The world’s largest chip scales to new heights. 

By Paul Alcorn

Cerebras, the company that builds the world’s largest chip, the Wafer Scale Engine 2 (WSE-2), unveiled its Andromeda supercomputer today. Andromeda combines 16 of the wafer-sized WSE-2 chips into one cluster with 13.5 million AI-optimized cores that the company says delivers up to 1 Exaflop of AI computing horsepower, or 120 Petaflops of 16-bit half-precision. 

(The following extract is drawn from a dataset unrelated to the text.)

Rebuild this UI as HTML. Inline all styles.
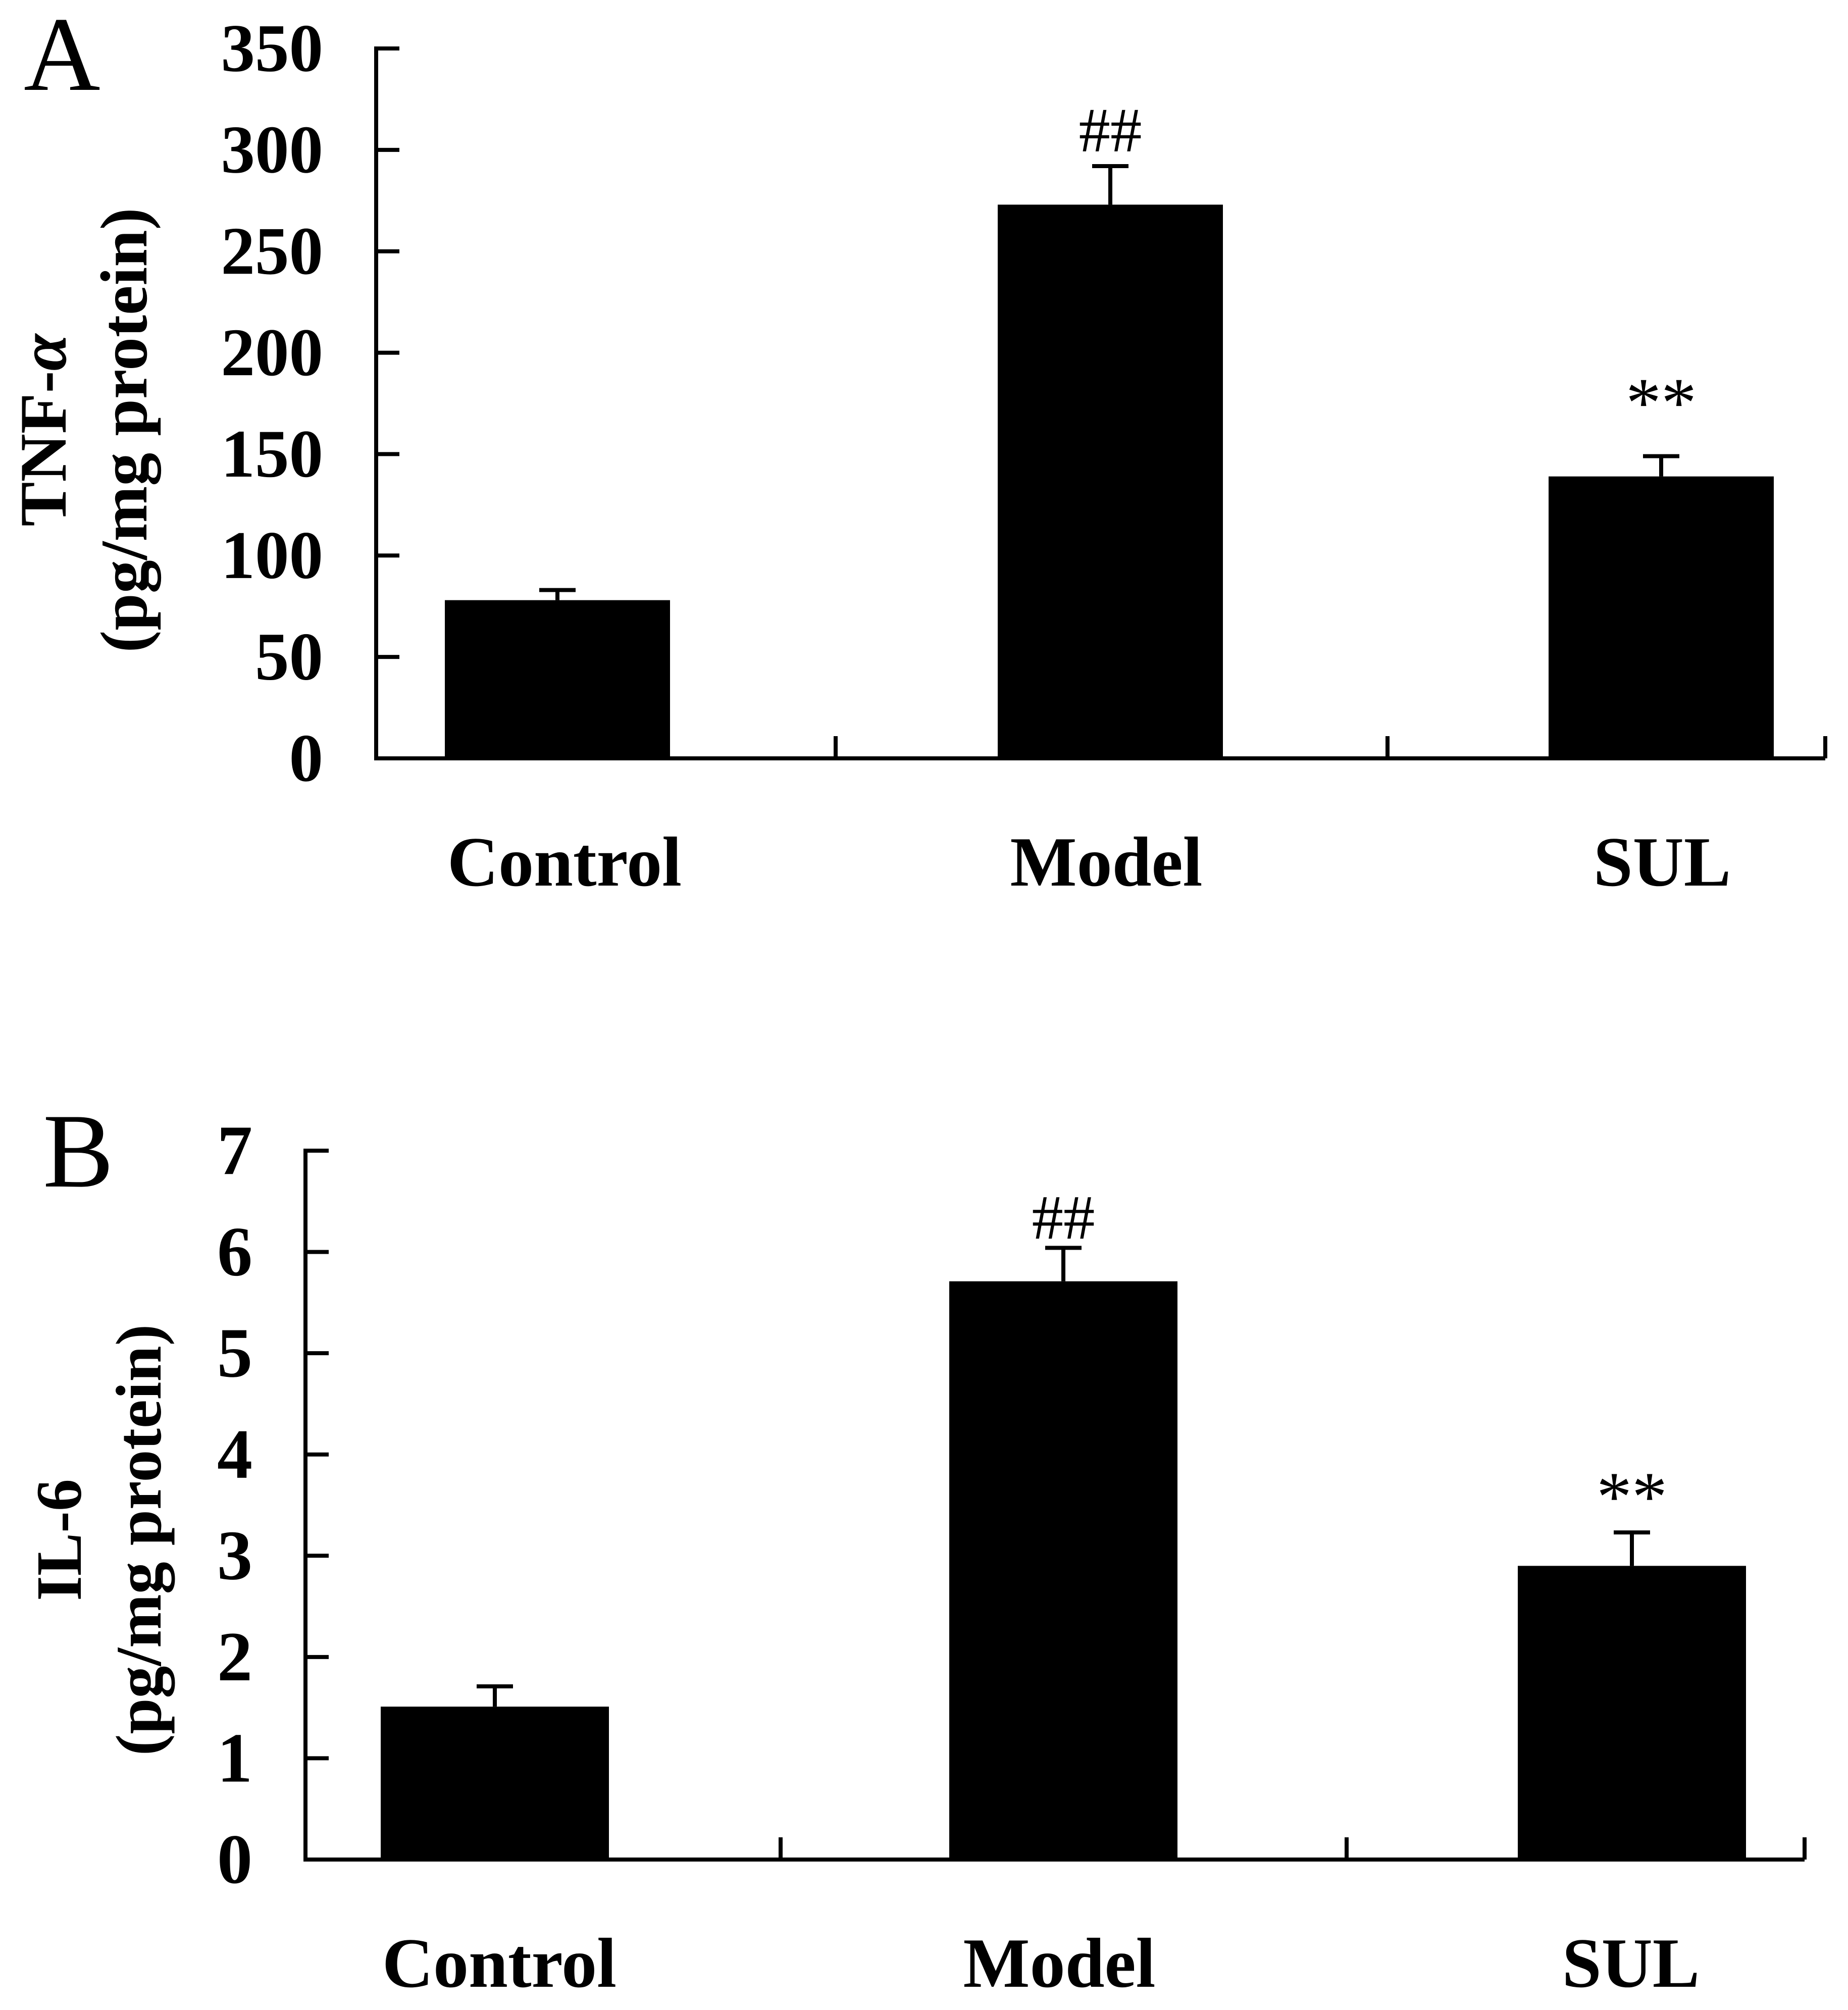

The chips are housed in sixteen CS-2 systems. Each chip delivers up to 12.1 TB/s of internal bandwidth (96.8 Terabits) to the AI cores, but the data is fed to the CS-2 processors via 100 GbE networking spread across 124 server nodes in 16 racks. In total, those servers are powered by 284 third-gen EPYC Milan processors wielding 64 cores apiece, totaling 18,176 cores. 

The entire system consumes 500 KW, which is a drastically lower amount of power than somewhat-comparable GPU-accelerated supercomputers. However, scaling a workload across such massively-parallel supercomputers has long been one of the primary inhibitors — at some point, scaling tends to break down, so adding more hardware results in a rapidly diminishing point of returns. 

However, Cerebras says that its implementation scales nearly linearly with GPT-class large language models, like GPT-3, GPT-J, and GPT-NeoX. Andromeda can also process 2.5-billion and 25 billion-parameter models that standard GPU clusters simply can’t handle due to memory limitations. 

As a reminder, the Cerebras WSE-2 is the world’s largest single-chip processor. Each 7nm chip is specifically designed to tackle AI workloads with 850,000 AI-specific cores spread out over 46,225 mm2 of silicon packed with 2.6 trillion transistors. The chip has 40 GB of on-chip SRAM memory, 20 petabytes of memory bandwidth, and 220 petabits of aggregate fabric bandwidth. Each WSE-2 consumes 15kW of power. 

Workload scaling is sub-par on most large systems, leading to a diminishing point of returns, often due to code, memory, fabric and/or networking limitations. However, Cerebras has shown that its CS-2 systems scale nearly linearly via data parallelism with no changes to the underlying code — the company’s Andromeda supercomputer began crunching through workloads within ten minutes of being fully connected. 

The sixteen CS-2s use the company’s MemoryX and Swarm-X interconnect to simplify and orchestrate splitting the model up across the systems. This approach stores model parameters off-chip in a MemoryX cabinet while keeping the model on-chip, allowing a single system to compute larger AI models than before and combating the typical latency and memory bandwidth issues that often restrict scalability with groups of processors. Cerebras says this allows the system to scale near-linearly across up to 192 CS-2 systems. 

Andromeda is deployed at the Colovore data center in Santa Clara, California. The company has opened Andromeda up to both customers and academic researchers, including the Argonne National Laboratory, which states it has already  put the entire COVID-19 genome into a sequence window and ran the workload across up to 16 nodes with “near-perfect linear scaling.” That project is now a finalist for the prestigious ACM Gordon Bell Special Prize. Other users include JasperAI and the University of Cambridge.